In the entries below, find every line with "this" and copy it.

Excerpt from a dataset
•••

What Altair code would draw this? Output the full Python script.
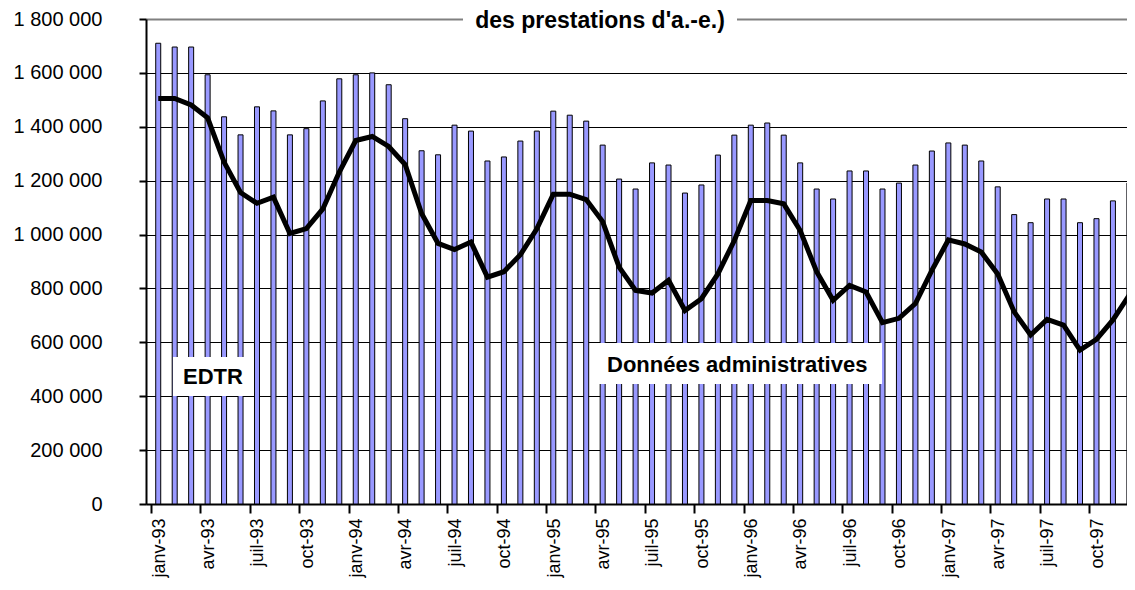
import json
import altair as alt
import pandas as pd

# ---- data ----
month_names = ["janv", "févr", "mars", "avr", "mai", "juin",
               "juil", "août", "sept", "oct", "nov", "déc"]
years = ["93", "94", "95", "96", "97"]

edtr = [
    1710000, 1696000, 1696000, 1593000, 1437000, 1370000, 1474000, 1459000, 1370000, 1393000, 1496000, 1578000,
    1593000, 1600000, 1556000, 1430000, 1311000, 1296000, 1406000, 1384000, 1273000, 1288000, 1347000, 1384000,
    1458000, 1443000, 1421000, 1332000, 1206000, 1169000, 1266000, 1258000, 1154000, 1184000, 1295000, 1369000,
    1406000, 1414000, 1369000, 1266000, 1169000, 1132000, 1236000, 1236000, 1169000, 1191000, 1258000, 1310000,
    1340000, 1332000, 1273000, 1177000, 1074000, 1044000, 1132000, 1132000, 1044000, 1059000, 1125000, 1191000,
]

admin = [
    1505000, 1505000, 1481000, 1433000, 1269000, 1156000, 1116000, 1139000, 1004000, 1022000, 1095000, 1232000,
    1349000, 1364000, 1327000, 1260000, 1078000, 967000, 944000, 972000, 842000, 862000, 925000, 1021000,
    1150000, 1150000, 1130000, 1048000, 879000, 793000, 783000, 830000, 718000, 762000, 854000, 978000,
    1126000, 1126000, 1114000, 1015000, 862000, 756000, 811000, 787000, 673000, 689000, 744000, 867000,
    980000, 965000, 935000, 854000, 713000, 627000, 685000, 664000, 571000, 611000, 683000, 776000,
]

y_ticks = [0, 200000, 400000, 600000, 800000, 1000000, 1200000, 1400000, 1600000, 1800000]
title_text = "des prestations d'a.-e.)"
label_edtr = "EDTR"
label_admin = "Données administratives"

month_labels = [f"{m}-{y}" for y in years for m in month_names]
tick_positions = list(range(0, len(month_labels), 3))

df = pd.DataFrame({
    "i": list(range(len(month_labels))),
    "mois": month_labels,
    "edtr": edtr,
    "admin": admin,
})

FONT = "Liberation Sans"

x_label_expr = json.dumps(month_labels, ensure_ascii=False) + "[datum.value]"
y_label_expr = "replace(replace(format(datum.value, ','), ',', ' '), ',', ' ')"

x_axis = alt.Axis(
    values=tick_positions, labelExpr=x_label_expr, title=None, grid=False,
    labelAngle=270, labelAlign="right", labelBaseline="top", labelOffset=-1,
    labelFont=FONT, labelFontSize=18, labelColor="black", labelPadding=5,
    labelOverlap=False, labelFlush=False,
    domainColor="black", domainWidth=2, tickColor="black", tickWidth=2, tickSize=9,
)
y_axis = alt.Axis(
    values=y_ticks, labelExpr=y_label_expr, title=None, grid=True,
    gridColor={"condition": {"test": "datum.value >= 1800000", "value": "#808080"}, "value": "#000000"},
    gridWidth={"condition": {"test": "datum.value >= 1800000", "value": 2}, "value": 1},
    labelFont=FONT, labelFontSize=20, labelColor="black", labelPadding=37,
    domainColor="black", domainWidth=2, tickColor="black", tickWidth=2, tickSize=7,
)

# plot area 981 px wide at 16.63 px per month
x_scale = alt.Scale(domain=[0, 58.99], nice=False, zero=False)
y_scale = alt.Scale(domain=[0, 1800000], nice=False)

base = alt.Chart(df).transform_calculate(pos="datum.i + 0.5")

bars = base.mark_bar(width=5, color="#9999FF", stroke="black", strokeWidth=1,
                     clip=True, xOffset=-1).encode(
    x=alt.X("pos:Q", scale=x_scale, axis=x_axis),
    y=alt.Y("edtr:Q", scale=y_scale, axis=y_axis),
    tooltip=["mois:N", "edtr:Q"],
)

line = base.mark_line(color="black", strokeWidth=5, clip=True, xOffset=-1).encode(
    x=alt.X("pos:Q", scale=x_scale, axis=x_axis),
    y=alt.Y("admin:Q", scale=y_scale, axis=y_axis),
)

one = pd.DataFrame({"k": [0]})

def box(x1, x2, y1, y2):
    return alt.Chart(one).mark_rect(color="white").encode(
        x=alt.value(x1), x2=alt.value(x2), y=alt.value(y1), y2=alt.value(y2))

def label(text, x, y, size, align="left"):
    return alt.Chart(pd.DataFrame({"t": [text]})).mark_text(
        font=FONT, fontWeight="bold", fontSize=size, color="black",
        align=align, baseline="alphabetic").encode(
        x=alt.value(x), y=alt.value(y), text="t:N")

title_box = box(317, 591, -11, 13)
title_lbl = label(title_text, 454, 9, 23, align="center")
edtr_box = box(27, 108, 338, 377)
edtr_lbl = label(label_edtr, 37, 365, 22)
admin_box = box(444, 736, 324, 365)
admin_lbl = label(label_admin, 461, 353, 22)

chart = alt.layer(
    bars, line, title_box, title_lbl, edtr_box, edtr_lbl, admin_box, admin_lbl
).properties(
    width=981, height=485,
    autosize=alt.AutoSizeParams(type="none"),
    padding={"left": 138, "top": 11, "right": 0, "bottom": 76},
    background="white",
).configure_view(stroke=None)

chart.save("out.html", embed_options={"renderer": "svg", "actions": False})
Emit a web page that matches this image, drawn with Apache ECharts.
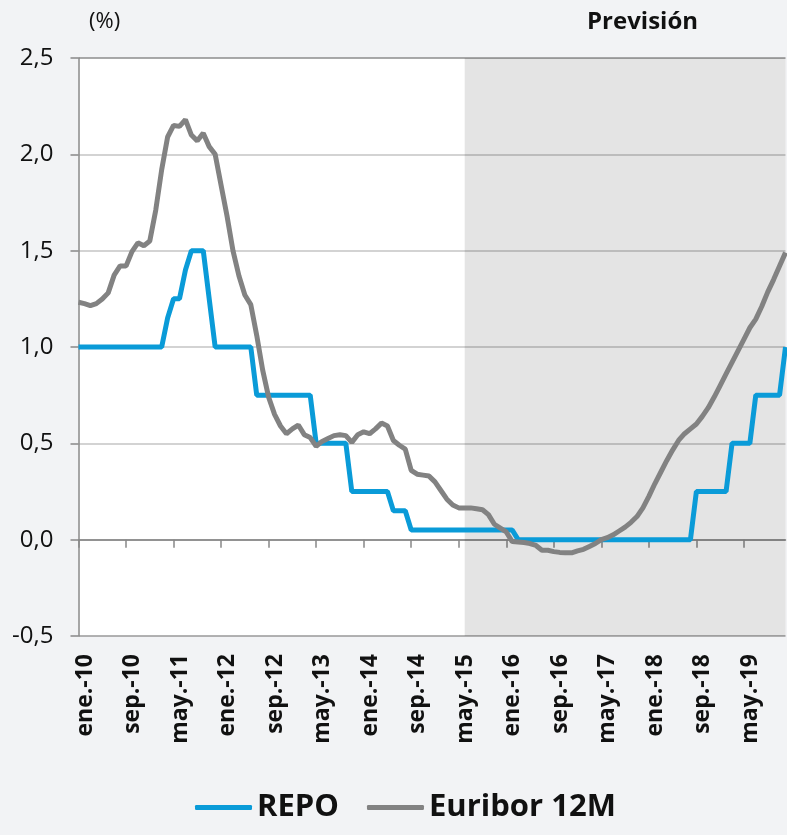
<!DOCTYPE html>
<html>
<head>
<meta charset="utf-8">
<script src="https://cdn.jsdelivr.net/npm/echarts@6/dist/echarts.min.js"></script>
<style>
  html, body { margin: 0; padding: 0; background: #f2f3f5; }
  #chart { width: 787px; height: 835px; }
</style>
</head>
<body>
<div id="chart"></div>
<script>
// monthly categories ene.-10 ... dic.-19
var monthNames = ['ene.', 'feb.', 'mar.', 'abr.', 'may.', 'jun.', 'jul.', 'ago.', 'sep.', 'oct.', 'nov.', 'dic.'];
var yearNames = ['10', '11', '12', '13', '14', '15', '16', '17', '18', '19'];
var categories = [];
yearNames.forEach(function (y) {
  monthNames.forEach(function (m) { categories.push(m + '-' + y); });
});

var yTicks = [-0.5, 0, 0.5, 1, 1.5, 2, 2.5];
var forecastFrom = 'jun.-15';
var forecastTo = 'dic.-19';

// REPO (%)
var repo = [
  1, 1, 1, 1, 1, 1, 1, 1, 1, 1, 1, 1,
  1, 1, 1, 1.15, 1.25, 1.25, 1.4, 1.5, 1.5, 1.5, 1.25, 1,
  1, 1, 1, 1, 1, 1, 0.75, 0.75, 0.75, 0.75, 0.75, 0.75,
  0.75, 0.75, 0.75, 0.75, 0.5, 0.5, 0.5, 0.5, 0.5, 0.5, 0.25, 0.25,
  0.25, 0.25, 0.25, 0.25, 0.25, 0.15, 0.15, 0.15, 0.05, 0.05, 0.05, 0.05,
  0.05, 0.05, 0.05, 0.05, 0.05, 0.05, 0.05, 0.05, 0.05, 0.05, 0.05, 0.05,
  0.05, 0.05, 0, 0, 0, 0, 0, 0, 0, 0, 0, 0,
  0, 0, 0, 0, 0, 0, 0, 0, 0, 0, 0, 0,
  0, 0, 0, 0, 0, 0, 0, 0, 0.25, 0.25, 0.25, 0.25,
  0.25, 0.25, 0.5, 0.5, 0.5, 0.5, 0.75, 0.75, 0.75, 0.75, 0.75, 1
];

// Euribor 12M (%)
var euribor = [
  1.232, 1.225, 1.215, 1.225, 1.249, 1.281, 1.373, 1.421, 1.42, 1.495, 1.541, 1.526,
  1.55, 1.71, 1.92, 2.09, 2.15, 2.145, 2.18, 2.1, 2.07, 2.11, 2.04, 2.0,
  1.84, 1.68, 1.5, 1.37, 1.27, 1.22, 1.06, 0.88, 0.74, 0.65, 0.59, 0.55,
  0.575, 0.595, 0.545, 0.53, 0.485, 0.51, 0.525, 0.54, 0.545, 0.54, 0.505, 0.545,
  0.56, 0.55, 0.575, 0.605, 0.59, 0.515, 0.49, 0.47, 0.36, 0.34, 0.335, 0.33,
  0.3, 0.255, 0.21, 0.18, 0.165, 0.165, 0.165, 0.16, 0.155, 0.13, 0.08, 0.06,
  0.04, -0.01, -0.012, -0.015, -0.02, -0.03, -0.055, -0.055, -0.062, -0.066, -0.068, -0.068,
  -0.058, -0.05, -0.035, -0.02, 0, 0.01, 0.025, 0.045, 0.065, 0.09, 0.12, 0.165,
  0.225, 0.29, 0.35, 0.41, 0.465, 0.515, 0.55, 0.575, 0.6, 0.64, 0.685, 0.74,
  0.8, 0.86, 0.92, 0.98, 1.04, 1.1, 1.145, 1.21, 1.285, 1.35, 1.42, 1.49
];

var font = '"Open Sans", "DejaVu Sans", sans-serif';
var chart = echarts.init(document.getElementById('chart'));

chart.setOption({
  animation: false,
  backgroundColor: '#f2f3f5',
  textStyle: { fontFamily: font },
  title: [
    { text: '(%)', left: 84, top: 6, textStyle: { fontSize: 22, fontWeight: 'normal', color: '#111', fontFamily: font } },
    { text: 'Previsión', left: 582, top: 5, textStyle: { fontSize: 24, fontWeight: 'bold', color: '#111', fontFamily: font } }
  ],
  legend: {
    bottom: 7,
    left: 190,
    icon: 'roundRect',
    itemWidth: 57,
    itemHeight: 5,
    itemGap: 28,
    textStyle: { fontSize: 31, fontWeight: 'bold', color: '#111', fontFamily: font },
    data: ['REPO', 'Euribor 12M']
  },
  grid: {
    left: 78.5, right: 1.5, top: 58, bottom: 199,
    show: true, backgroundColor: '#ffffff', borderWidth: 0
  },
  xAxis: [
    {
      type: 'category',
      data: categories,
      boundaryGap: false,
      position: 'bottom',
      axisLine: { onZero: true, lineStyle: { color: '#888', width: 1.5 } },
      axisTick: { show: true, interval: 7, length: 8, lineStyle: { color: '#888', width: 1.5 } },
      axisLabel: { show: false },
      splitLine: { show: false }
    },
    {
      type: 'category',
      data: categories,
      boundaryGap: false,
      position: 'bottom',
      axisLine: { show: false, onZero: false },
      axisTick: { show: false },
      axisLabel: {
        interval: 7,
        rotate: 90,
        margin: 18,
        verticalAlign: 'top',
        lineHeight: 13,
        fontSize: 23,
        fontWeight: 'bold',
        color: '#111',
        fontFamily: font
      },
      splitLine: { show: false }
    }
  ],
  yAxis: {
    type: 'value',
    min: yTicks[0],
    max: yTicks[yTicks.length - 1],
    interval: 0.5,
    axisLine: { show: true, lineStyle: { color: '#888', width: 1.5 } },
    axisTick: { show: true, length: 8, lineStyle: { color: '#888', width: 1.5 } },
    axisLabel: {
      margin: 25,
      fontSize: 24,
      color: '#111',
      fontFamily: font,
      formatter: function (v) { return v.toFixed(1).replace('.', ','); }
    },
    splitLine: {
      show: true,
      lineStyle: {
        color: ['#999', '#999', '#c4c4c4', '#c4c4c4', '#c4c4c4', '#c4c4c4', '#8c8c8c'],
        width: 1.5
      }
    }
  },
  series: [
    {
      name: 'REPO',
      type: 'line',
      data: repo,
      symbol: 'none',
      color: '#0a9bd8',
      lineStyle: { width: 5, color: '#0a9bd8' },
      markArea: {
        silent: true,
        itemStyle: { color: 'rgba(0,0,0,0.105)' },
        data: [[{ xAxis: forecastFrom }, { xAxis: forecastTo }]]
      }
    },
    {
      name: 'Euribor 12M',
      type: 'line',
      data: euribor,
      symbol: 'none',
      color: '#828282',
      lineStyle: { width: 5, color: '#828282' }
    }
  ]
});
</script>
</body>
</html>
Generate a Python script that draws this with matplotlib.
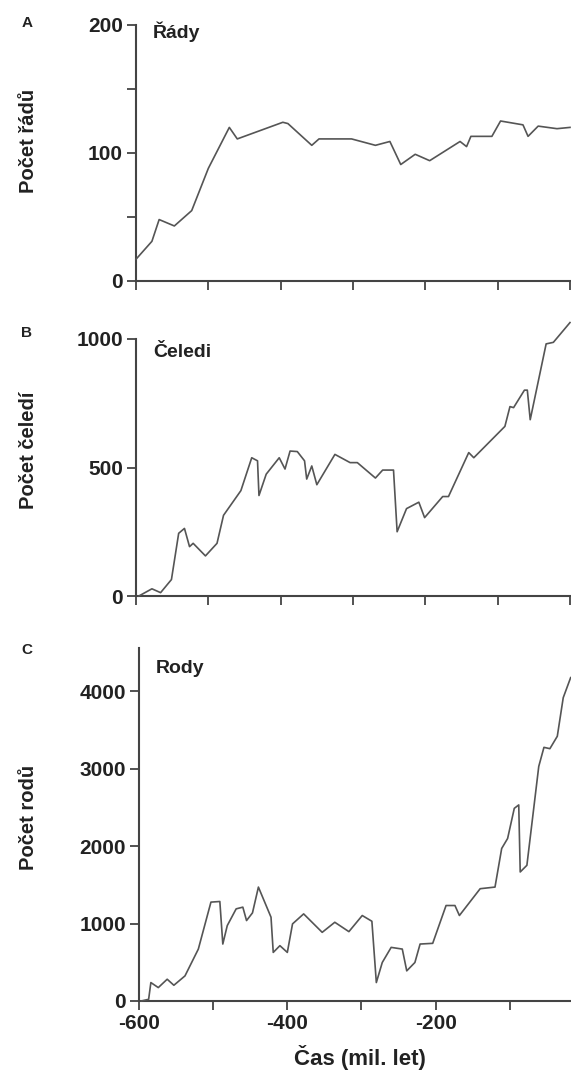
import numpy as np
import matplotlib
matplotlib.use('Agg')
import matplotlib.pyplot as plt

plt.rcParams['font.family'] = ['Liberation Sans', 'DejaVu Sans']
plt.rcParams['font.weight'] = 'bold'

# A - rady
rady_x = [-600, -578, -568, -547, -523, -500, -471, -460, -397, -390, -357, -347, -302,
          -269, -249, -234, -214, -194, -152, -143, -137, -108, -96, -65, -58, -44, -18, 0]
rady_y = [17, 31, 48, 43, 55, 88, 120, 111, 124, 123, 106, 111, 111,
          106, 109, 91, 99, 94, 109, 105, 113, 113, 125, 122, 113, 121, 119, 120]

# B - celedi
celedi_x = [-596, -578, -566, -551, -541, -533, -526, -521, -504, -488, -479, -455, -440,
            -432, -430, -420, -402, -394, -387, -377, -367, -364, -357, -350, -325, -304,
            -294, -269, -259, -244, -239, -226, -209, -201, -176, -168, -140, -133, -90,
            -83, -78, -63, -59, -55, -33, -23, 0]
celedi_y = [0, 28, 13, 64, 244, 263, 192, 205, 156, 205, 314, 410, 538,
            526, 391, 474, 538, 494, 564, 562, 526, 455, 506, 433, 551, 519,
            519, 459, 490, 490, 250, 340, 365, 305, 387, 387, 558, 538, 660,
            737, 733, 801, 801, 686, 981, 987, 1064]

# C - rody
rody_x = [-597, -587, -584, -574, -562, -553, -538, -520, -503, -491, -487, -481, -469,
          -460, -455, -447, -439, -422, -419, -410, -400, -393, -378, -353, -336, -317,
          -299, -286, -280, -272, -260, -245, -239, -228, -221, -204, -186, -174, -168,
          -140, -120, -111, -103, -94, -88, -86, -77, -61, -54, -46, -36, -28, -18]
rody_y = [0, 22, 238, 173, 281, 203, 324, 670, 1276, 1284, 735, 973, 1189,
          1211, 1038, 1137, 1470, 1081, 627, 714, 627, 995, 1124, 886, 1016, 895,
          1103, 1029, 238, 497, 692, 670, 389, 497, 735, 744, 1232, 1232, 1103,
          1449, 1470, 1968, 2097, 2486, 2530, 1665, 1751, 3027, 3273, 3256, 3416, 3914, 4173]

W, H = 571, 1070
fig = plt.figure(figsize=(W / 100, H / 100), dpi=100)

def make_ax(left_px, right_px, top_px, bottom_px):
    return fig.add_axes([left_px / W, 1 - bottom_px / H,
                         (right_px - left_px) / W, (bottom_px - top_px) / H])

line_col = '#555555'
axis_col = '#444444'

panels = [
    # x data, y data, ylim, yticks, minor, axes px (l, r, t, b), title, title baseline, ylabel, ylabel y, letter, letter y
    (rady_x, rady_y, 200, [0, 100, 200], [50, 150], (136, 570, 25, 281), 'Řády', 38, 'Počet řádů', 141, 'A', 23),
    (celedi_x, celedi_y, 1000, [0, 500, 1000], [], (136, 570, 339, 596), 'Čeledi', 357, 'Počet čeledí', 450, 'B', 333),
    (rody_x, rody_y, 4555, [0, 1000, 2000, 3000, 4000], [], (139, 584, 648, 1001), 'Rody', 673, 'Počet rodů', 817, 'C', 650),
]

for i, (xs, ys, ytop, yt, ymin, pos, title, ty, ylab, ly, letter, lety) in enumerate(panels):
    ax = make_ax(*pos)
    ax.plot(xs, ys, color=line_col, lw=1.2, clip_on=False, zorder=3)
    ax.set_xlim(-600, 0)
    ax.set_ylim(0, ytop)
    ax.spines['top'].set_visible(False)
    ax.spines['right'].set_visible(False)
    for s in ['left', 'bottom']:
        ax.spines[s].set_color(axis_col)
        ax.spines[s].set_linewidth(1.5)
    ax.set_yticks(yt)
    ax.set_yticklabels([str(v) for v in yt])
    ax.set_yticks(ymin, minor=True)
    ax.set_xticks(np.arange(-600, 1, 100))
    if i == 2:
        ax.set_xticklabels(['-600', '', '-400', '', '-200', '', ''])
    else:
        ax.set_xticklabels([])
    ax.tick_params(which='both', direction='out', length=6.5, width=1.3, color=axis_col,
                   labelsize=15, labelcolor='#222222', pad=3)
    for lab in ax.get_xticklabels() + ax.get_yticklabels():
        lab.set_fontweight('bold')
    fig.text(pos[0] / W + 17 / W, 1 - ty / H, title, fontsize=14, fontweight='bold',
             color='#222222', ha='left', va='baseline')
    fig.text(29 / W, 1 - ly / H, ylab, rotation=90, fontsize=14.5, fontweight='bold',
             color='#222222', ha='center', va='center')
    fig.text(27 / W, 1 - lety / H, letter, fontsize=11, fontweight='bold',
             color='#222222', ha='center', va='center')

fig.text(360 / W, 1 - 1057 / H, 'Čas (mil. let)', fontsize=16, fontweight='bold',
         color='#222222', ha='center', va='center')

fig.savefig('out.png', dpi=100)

•••

Correct output>
What Altair code would draw this? Output the full Python script.
Emit a web page that matches this image, drawn with Apache ECharts.
Generate a Python script that draws this with matplotlib.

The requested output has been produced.